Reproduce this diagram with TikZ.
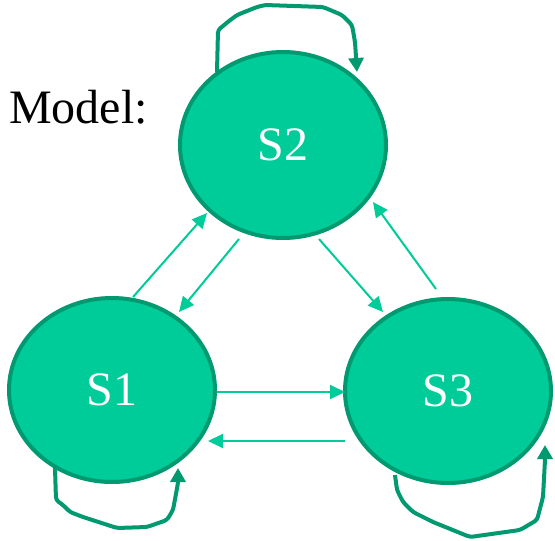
\documentclass[tikz,border=0pt]{standalone}
\usepackage{fontspec}
\setmainfont{Liberation Serif}
\usetikzlibrary{shapes.geometric,arrows.meta,calc}
\definecolor{stfill}{HTML}{00CC99}
\definecolor{stborder}{HTML}{009970}
\definecolor{arrcol}{HTML}{00CC99}
\definecolor{loopcol}{HTML}{009970}
\begin{document}
\begin{tikzpicture}[x=1pt,y=-1pt,
  state/.style={ellipse,draw=stborder,fill=stfill,line width=4pt,
    minimum width=206pt,minimum height=184pt,inner sep=0pt,
    text=white,font=\fontsize{48}{58}\selectfont},
  arr/.style={draw=arrcol,line width=2pt,-{Triangle[length=15pt,width=14pt]}},
  selfloop/.style={draw=loopcol,line width=4pt,rounded corners=3pt,line join=round,
    -{Triangle[length=14pt,width=15pt]}},
  lbl/.style={font=\fontsize{48}{58}\selectfont,inner sep=0pt,anchor=base west}]
\useasboundingbox (0,0) rectangle (555,541);
\fill[white] (0,0) rectangle (555,541);

\node[lbl] (model) at (9,123) {Model:};

% self loops drawn before states so they sit behind borders
\node[state,minimum height=186pt] (s2) at (283,145) {S2};
\node[state] (s1) at (112,390) {S1};
\node[state] (s3) at (448,391) {S3};

\draw[selfloop] ($(s2)+(-66,-73)$) -- ($(s2)+(-65,-115)$) -- ($(s2)+(-60,-119)$)
  -- ($(s2)+(-54,-124)$) -- ($(s2)+(-46,-130)$) -- ($(s2)+(-26,-138)$)
  -- ($(s2)+(-18,-140)$) -- ($(s2)+(40,-138)$) -- ($(s2)+(59,-130)$)
  -- ($(s2)+(69,-120)$) -- ($(s2)+(72,-103)$) -- ($(s2)+(74,-73)$);

\draw[selfloop] ($(s1)+(-57,78)$) -- ($(s1)+(-56,110)$) -- ($(s1)+(-49,115)$)
  -- ($(s1)+(-42,122)$) -- ($(s1)+(-29,127)$) -- ($(s1)+(5,138)$)
  -- ($(s1)+(35,137)$) -- ($(s1)+(55,130)$) -- ($(s1)+(61,120)$)
  -- ($(s1)+(66,93)$) -- ($(s1)+(66,78)$);

\draw[selfloop] ($(s3)+(-53,84)$) -- ($(s3)+(-51,99)$) -- ($(s3)+(-45,111)$)
  -- ($(s3)+(-35,121)$) -- ($(s3)+(-15,131)$) -- ($(s3)+(22,146)$)
  -- ($(s3)+(72,139)$) -- ($(s3)+(89,129)$) -- ($(s3)+(95,106)$)
  -- ($(s3)+(97,69)$) -- ($(s3)+(97,54)$);

\draw[arr] ($(s1)+(21,-93)$) -- ($(s2)+(-76,68)$);
\draw[arr] ($(s2)+(-44,94)$) -- ($(s1)+(67,-78)$);
\draw[arr] ($(s2)+(36,94)$) -- ($(s3)+(-65,-79)$);
\draw[arr] ($(s3)+(-12,-102)$) -- ($(s2)+(90,57)$);
\draw[arr] ($(s1)+(105,2)$) -- ($(s3)+(-103,1)$);
\draw[arr] ($(s3)+(-103,50)$) -- ($(s1)+(96,51)$);
\end{tikzpicture}
\end{document}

══════════

● **Set problem**
Reproduce the material above from its first line through the line containing "-- ($(s1)+(66,93)$) -- ($(s1)+(66,78)$);", both ends included, and skip every picture.

● **Final answer**
Reproduce this diagram with TikZ.
\documentclass[tikz,border=0pt]{standalone}
\usepackage{fontspec}
\setmainfont{Liberation Serif}
\usetikzlibrary{shapes.geometric,arrows.meta,calc}
\definecolor{stfill}{HTML}{00CC99}
\definecolor{stborder}{HTML}{009970}
\definecolor{arrcol}{HTML}{00CC99}
\definecolor{loopcol}{HTML}{009970}
\begin{document}
\begin{tikzpicture}[x=1pt,y=-1pt,
  state/.style={ellipse,draw=stborder,fill=stfill,line width=4pt,
    minimum width=206pt,minimum height=184pt,inner sep=0pt,
    text=white,font=\fontsize{48}{58}\selectfont},
  arr/.style={draw=arrcol,line width=2pt,-{Triangle[length=15pt,width=14pt]}},
  selfloop/.style={draw=loopcol,line width=4pt,rounded corners=3pt,line join=round,
    -{Triangle[length=14pt,width=15pt]}},
  lbl/.style={font=\fontsize{48}{58}\selectfont,inner sep=0pt,anchor=base west}]
\useasboundingbox (0,0) rectangle (555,541);
\fill[white] (0,0) rectangle (555,541);

\node[lbl] (model) at (9,123) {Model:};

% self loops drawn before states so they sit behind borders
\node[state,minimum height=186pt] (s2) at (283,145) {S2};
\node[state] (s1) at (112,390) {S1};
\node[state] (s3) at (448,391) {S3};

\draw[selfloop] ($(s2)+(-66,-73)$) -- ($(s2)+(-65,-115)$) -- ($(s2)+(-60,-119)$)
  -- ($(s2)+(-54,-124)$) -- ($(s2)+(-46,-130)$) -- ($(s2)+(-26,-138)$)
  -- ($(s2)+(-18,-140)$) -- ($(s2)+(40,-138)$) -- ($(s2)+(59,-130)$)
  -- ($(s2)+(69,-120)$) -- ($(s2)+(72,-103)$) -- ($(s2)+(74,-73)$);

\draw[selfloop] ($(s1)+(-57,78)$) -- ($(s1)+(-56,110)$) -- ($(s1)+(-49,115)$)
  -- ($(s1)+(-42,122)$) -- ($(s1)+(-29,127)$) -- ($(s1)+(5,138)$)
  -- ($(s1)+(35,137)$) -- ($(s1)+(55,130)$) -- ($(s1)+(61,120)$)
  -- ($(s1)+(66,93)$) -- ($(s1)+(66,78)$);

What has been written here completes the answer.